那還是不要再夢到他了,程念心想,總讓人難過算怎麼回事,睡覺呢,開開心心的做一個香甜的美夢不好嗎,這樣的話醒來都會擁有一天的好心情。
只可惜,程念這次還是沒能所願。
在這場夢境裡,程念清楚地知道自己在做夢,她此刻就站在旁觀者的角度,看著夢中的程念一步一步走向路星洲。
這是東街少年們的秘密基地,路星洲抱著吉他站在麥克風前,程念坐在他的對面,一臉微笑的看著面前的少年,少年嘴唇微啟,指尖輕輕劃過琴絃,雖然程念聽不清路星洲唱的是什麼,但她能清楚地看到,門外車來車往,偶爾一隻野貓從門旁經過,一切看起來安靜美好,夢中自己的臉上掛著滿足的笑容。

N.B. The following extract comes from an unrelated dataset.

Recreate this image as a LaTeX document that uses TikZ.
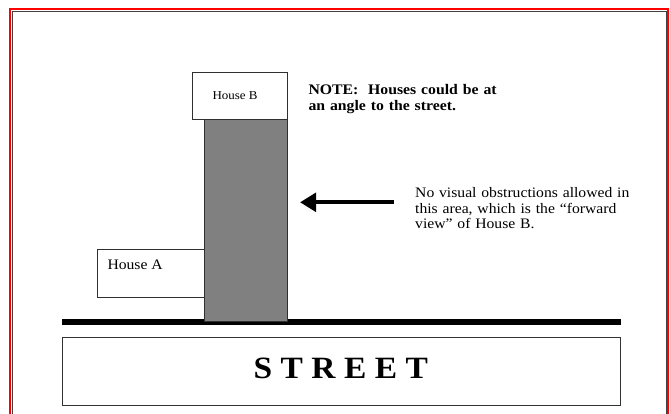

畫面一轉,兩個人走在放學回家的路上,路星洲買了兩串糖葫蘆,一串遞給程念,兩個人邊走邊吃,時不時還會發出笑聲,此時天邊夕陽西下,餘暉淡淡灑在他們身上,兩人越走越遠,直至消失不見。
第三個畫面,是在教室。教室空無一人,程念看著夢中的少女正趴在桌上熟睡,微風徐徐,吹動了少女旁邊的窗簾,一縷陽光溜進來,肆意的躺在少女的臉頰。路星洲此時從門外進來,看到熟睡的少女愣了一下,隨即笑著走了過來,在少女旁邊坐下,用手支著腦袋,溫柔地看著眼前的少女。突然,少年慢慢靠近,緩緩貼近少女的髮梢,然後輕輕地、小心地,放在唇邊。
教室寂靜無比,身為旁觀者的程念心兀的漏了一拍,遠遠地,她好像只聽到了兩個人的呼吸。
“念念?起來吃點東西吧。”母親的聲音將她從夢中喚醒。
程念迷茫的睜開眼,卻聽見母親的聲音中仍帶著一絲著急,“明明燒都已經退了,怎麼臉還是這麼紅?”
“念念剛退燒,怎麼可能這麼快就好,得讓她慢慢恢復。”父親安慰道。
程念摸了摸自己的臉,想到剛剛做的那個夢,心中一驚,隨即坐了起來。
程念確實感覺自己身體比之前舒服多了,起碼頭不暈了,身體也不發冷了,除了鼻子還有點不透氣外,感覺嗓子也能說出話了。
母親把粥端到了程唸的床前,程念喝了小半碗以後就再也喝不下了,程念勉強擠出一絲微笑,試圖安慰母親,“我已經好多了,只是還不是很餓。”
“就是,你看念念明顯比白天有精神,你就別太擔心了。”父親拍拍母親的肩膀,母親看了父親一眼,嘴裡抱怨道,“又不是你生病,你怎麼知道念念不難受?”
“我……”父親啞口無言,程念笑,對父母說到,“我真沒事兒了,今天晚上再好好睡一覺,明天肯定就活蹦亂跳的了。”
程念說的沒錯,第二天她明顯感覺自己的精神比前一天好了很多,本來母親不放心想要請一天假陪著程念,但程念拍著胸脯保證自己沒事,一定能照顧好自己,這才將母親半信半疑的送出了門。
上午,程念裹著毯子坐在桌前看了會兒書,又做了兩篇語文閱讀,然後便覺得頭暈眼乾。她揉了揉眼睛和太陽穴,強迫自己穩定心神,她現在還是沒有辦法集中精力去思考計算題,於是只能找一些自己目前能吸收的知識進行鞏固。
快十二點的時候,程念接到母親電話,母親在電話裡提醒程念吃完午飯後一定要記得喝藥。